It's quite simple. If it has not proven as viable and working, it's not medicine. Things that are considered part of the Integrative medicine model, such as Reiki, Homeopathy, acupuncture, and Natropathy are not medicine. They are pseudoscience. Yes, having a window makes a person feel better. But bundling these scams as medicine is pure fraud.
It's not simple, and a window doesn't make stroke patients feel better; it helps them heal faster and more completely. That's totally different. Medicine isn't science. Medicine often needs science to improve, but there's a lot about medicine that has little to do with science. Confusing the two only exposes a lack of understanding of both science and medicine.
You're wrong. Medicine is based off of science. If it weren't for science based medicine, for evidence based medicine, we would still be exorcising demons from mental patients, we would be bleeding people dry to balance their humors, and we would be imagining we had magical witch doctor powers and heal you by waving hands over you. The fact is simple. There has been absolutely zero evidence that anything in alternative medicine actually works. You know what we would call it if we found it worked? Medicine. The components of integrative medicine have made some disturbingly dangerous claims. Including curing cancer and autism with chiropractics. Including spreading lies about vaccinations and trying to claim something as useless as homeopathy is a suitable replacement. All alternative has to do is prove it works. Which it can't under replicable scientific double-blind conditions.

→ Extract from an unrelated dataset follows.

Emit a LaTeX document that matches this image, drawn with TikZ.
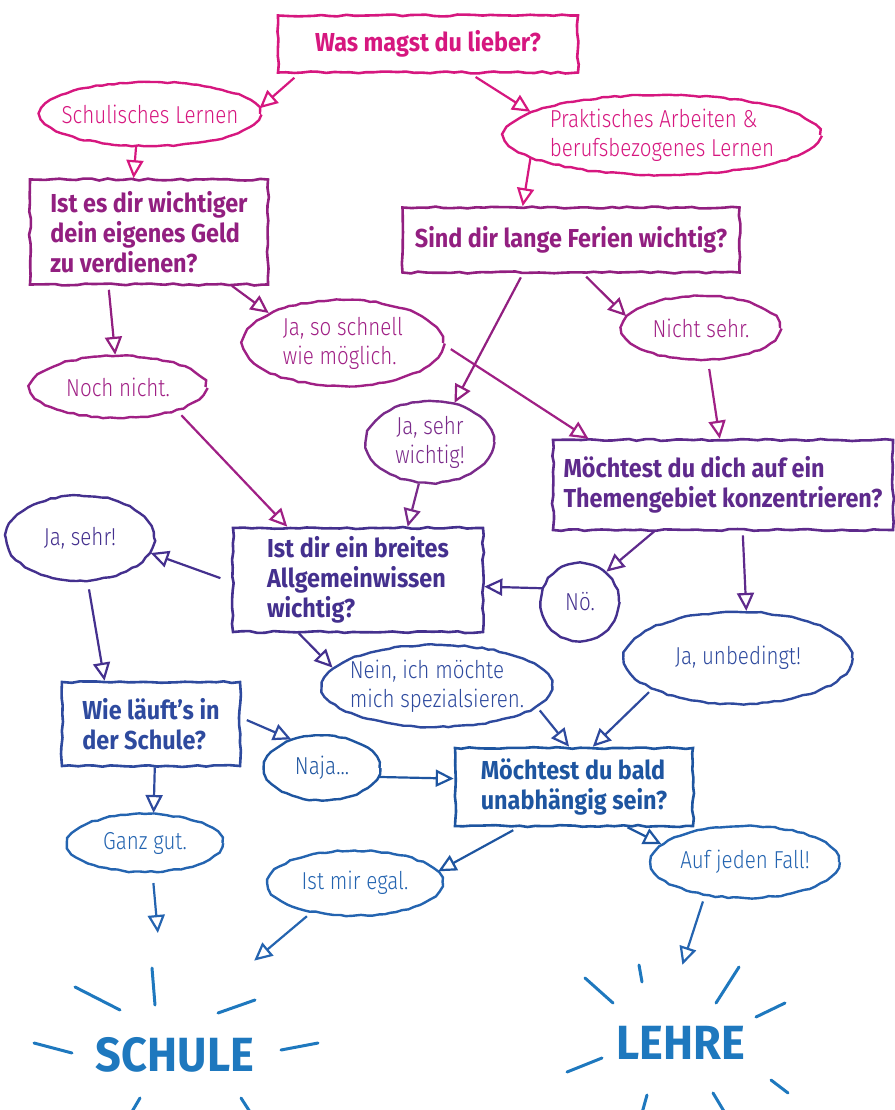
\documentclass[tikz,border=0pt]{standalone}
\usepackage{fontspec}
\setmainfont{Fira Sans}
\newfontfamily\qfam{Fira Sans}[FakeStretch=0.9]
\newfontfamily\afam{Fira Sans Light}[FakeStretch=0.84]
\newfontfamily\gfam{Fira Sans}[FakeStretch=0.94]
\usepackage{tikz}
\usetikzlibrary{shapes.geometric, arrows.meta, decorations.pathmorphing}

\newcommand{\qfont}{\qfam\bfseries\fontsize{26}{30}\selectfont}
\newcommand{\afont}{\afam\fontsize{24.5}{29}\selectfont}
\newcommand{\gfont}{\gfam\bfseries\fontsize{48}{50}\selectfont}

% colours, from top (pink) to bottom (blue)
\definecolor{lvlA}{HTML}{D6177F}
\definecolor{lvlB}{HTML}{921F80}
\definecolor{lvlC}{HTML}{A02085}
\definecolor{lvlD}{HTML}{7A2A8A}
\definecolor{lvlE}{HTML}{5E2A8C}
\definecolor{lvlF}{HTML}{44308E}
\definecolor{lvlG}{HTML}{2E4A9E}
\definecolor{lvlH}{HTML}{1E55A0}
\definecolor{lvlI}{HTML}{2464B0}
\definecolor{lvlJ}{HTML}{1E78BE}

\begin{document}
\pgfmathsetseed{7}
\begin{tikzpicture}[
    x=1pt, y=-1pt,
    qbox/.style={rectangle, draw, line width=2.6pt, decorate, decoration={random steps, segment length=8pt, amplitude=1pt}, font=\qfont, align=left, inner sep=0pt},
    abub/.style={ellipse, draw, line width=2.4pt, decorate, decoration={random steps, segment length=6pt, amplitude=0.8pt}, font=\afont, align=center, inner xsep=-30pt, inner ysep=-12pt},
    arr/.style={-{Triangle[open, length=18pt, width=17pt]}, line width=2.2pt},
    ray/.style={line width=3pt, line cap=round},
    goal/.style={circle, font=\gfont, inner sep=0pt}
]
\useasboundingbox (0,0) rectangle (894,1110);

% questions
\node[qbox, lvlA, minimum width=300pt, minimum height=57pt] (q1) at (428,44) {Was magst du lieber?};
\node[qbox, lvlB, minimum width=238pt, minimum height=105pt] (qgeld) at (149,232) {Ist es dir wichtiger\\dein eigenes Geld\\zu verdienen?};
\node[qbox, lvlB, minimum width=337pt, minimum height=65pt] (qferien) at (571,240) {Sind dir lange Ferien wichtig?};
\node[qbox, lvlE, minimum width=340pt, minimum height=90pt] (qthema) at (723,485) {Möchtest du dich auf ein\\Themengebiet konzentrieren?};
\node[qbox, lvlF, minimum width=250pt, minimum height=104pt] (qwissen) at (358,580) {Ist dir ein breites\\Allgemeinwissen\\wichtig?};
\node[qbox, lvlG, minimum width=178pt, minimum height=84pt] (qschule) at (151,724) {Wie läuft’s in\\der Schule?};
\node[qbox, lvlH, minimum width=238pt, minimum height=78pt] (qbald) at (574,787) {Möchtest du bald\\unabhängig sein?};

% answers
\node[abub, lvlA, minimum width=220pt, minimum height=64pt] (aschul) at (150,114) {Schulisches Lernen};
\node[abub, lvlA, minimum width=316pt, minimum height=80pt, align=left] (aprakt) at (662,135) {Praktisches Arbeiten \&\\berufsbezogenes Lernen};
\node[abub, lvlC, minimum width=200pt, minimum height=86pt, align=left] (aschnell) at (343,343) {Ja, so schnell\\wie möglich.};
\node[abub, lvlC, minimum width=158pt, minimum height=64pt] (anicht) at (701,328) {Nicht sehr.};
\node[abub, lvlC, minimum width=175pt, minimum height=62pt] (anoch) at (118,387) {Noch nicht.};
\node[abub, lvlD, minimum width=128pt, minimum height=82pt] (asehrw) at (430,442) {Ja, sehr\\wichtig!};
\node[abub, lvlF, minimum width=148pt, minimum height=85pt] (ajasehr) at (80,538) {Ja, sehr!};
\node[abub, lvlF, minimum width=78pt, minimum height=78pt] (anoe) at (580,602) {Nö.};
\node[abub, lvlG, minimum width=228pt, minimum height=92pt] (aunbed) at (738,658) {Ja, unbedingt!};
\node[abub, lvlG, minimum width=230pt, minimum height=82pt, align=left] (anein) at (437,686) {Nein, ich möchte\\mich spezialsieren.};
\node[abub, lvlH, minimum width=115pt, minimum height=65pt] (anaja) at (322,768) {Naja...};
\node[abub, lvlI, minimum width=155pt, minimum height=58pt] (aganz) at (145,843) {Ganz gut.};
\node[abub, lvlI, minimum width=175pt, minimum height=65pt] (aegal) at (355,883) {Ist mir egal.};
\node[abub, lvlI, minimum width=188pt, minimum height=72pt] (afall) at (745,862) {Auf jeden Fall!};

% results
\node[goal, lvlJ, minimum size=246pt] (schule) at (175,1055) {SCHULE};
\node[goal, lvlJ, minimum size=156pt] (lehre) at (681,1043) {LEHRE};

% rays
\foreach \ax/\ay/\bx/\by in {-23/-87/-20/-50, -100/-68/-55/-45, 43/-42/80/-55, -141/-12/-103/-2, 106/-5/143/-12, -35/43/-45/60, 66/43/77/60}
  \draw[ray, lvlJ] ([shift={(\ax,\ay)}]schule.center) -- ([shift={(\bx,\by)}]schule.center);
\foreach \ax/\ay/\bx/\by in {-42/-78/-39/-61, -96/-65/-68/-40, 58/-76/35/-40, 104/-40/75/-26, -114/29/-79/15, 90/37/107/50, -34/52/-39/70, 32/50/44/70}
  \draw[ray, lvlJ] ([shift={(\ax,\ay)}]lehre.center) -- ([shift={(\bx,\by)}]lehre.center);

% arrows
\draw[arr, lvlA, shorten <=6pt] (q1.193) -- (aschul.3);
\draw[arr, lvlA, shorten <=6pt] (q1.-35) -- (aprakt.170);
\draw[arr, lvlA] (aschul.-113) -- (qgeld.106);
\draw[arr, lvlA] (aprakt.190) -- (qferien.145);
\draw[arr, lvlB] (qgeld.-33) -- (aschnell.158);
\draw[arr, lvlB, shorten <=4pt] (qgeld.-127) -- (anoch.95);
\draw[arr, lvlB, shorten <=4pt] (qferien.-70) -- (anicht.171);
\draw[arr, lvlB, shorten <=4pt] (qferien.-145) -- (asehrw.58);
\draw[arr, lvlC, shorten <=8pt] (aschnell.-1) -- (qthema.161);
\draw[arr, lvlC, shorten <=8pt] (anicht.-78) -- (qthema.94);
\draw[arr, lvlC, shorten <=6pt] (anoch.-22) -- (qwissen.143);
\draw[arr, lvlD] (asehrw.-105) -- (qwissen.47);
\draw[arr, lvlE] (qthema.-146) -- (anoe.49);
\draw[arr, lvlE, shorten <=4pt] (qthema.-67) -- (aunbed.80);
\draw[arr, lvlF] (anoe.160) -- (qwissen.-3);
\draw[arr, lvlF, shorten <=12pt] (qwissen.181) -- (ajasehr.-12);
\draw[arr, lvlF, shorten <=8pt] (ajasehr.-80) -- (qschule.137);
\draw[arr, lvlF] (qwissen.-138) -- (anein.170);
\draw[arr, lvlG, shorten <=4pt] (anein.-12) -- (qbald.97);
\draw[arr, lvlG, shorten <=4pt] (aunbed.-160) -- (qbald.65);
\draw[arr, lvlG, shorten <=6pt] (qschule.4) -- (anaja.137);
\draw[arr, lvlH] (anaja.-9) -- (qbald.176);
\draw[arr, lvlG] (qschule.-85) -- (aganz.74);
\draw[arr, lvlH, shorten <=6pt] (qbald.-144) -- (aegal.8);
\draw[arr, lvlH] (qbald.-37) -- (afall.168);
\draw[arr, lvlI, shorten <=10pt] (aganz.-76) -- (schule.98);
\draw[arr, lvlI, shorten <=6pt] (aegal.-146) -- (schule.50);
\draw[arr, lvlI, shorten <=6pt] (afall.-140) -- (lehre.89);

\end{tikzpicture}
\end{document}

Like I said, medicine advances through science and observation. That doesn't make science and medicine equivalent. Griping about specific claims made by some charlatans doesn't make me wrong. And it certainly doesn't mean that there aren't charlatans in traditional medicine either. The limitations of science-based medicine are well documented, and science-based medicine is often impractical or not applicable for many complex reasons. Asserting that it's "simple" betrays a deep lack of understanding of how medicine works. Not everything is quantifiable, and people aren't numbers on a page; we're subtle, complex, and emotive. Care providers (good ones, anyway) have a deep understanding of this.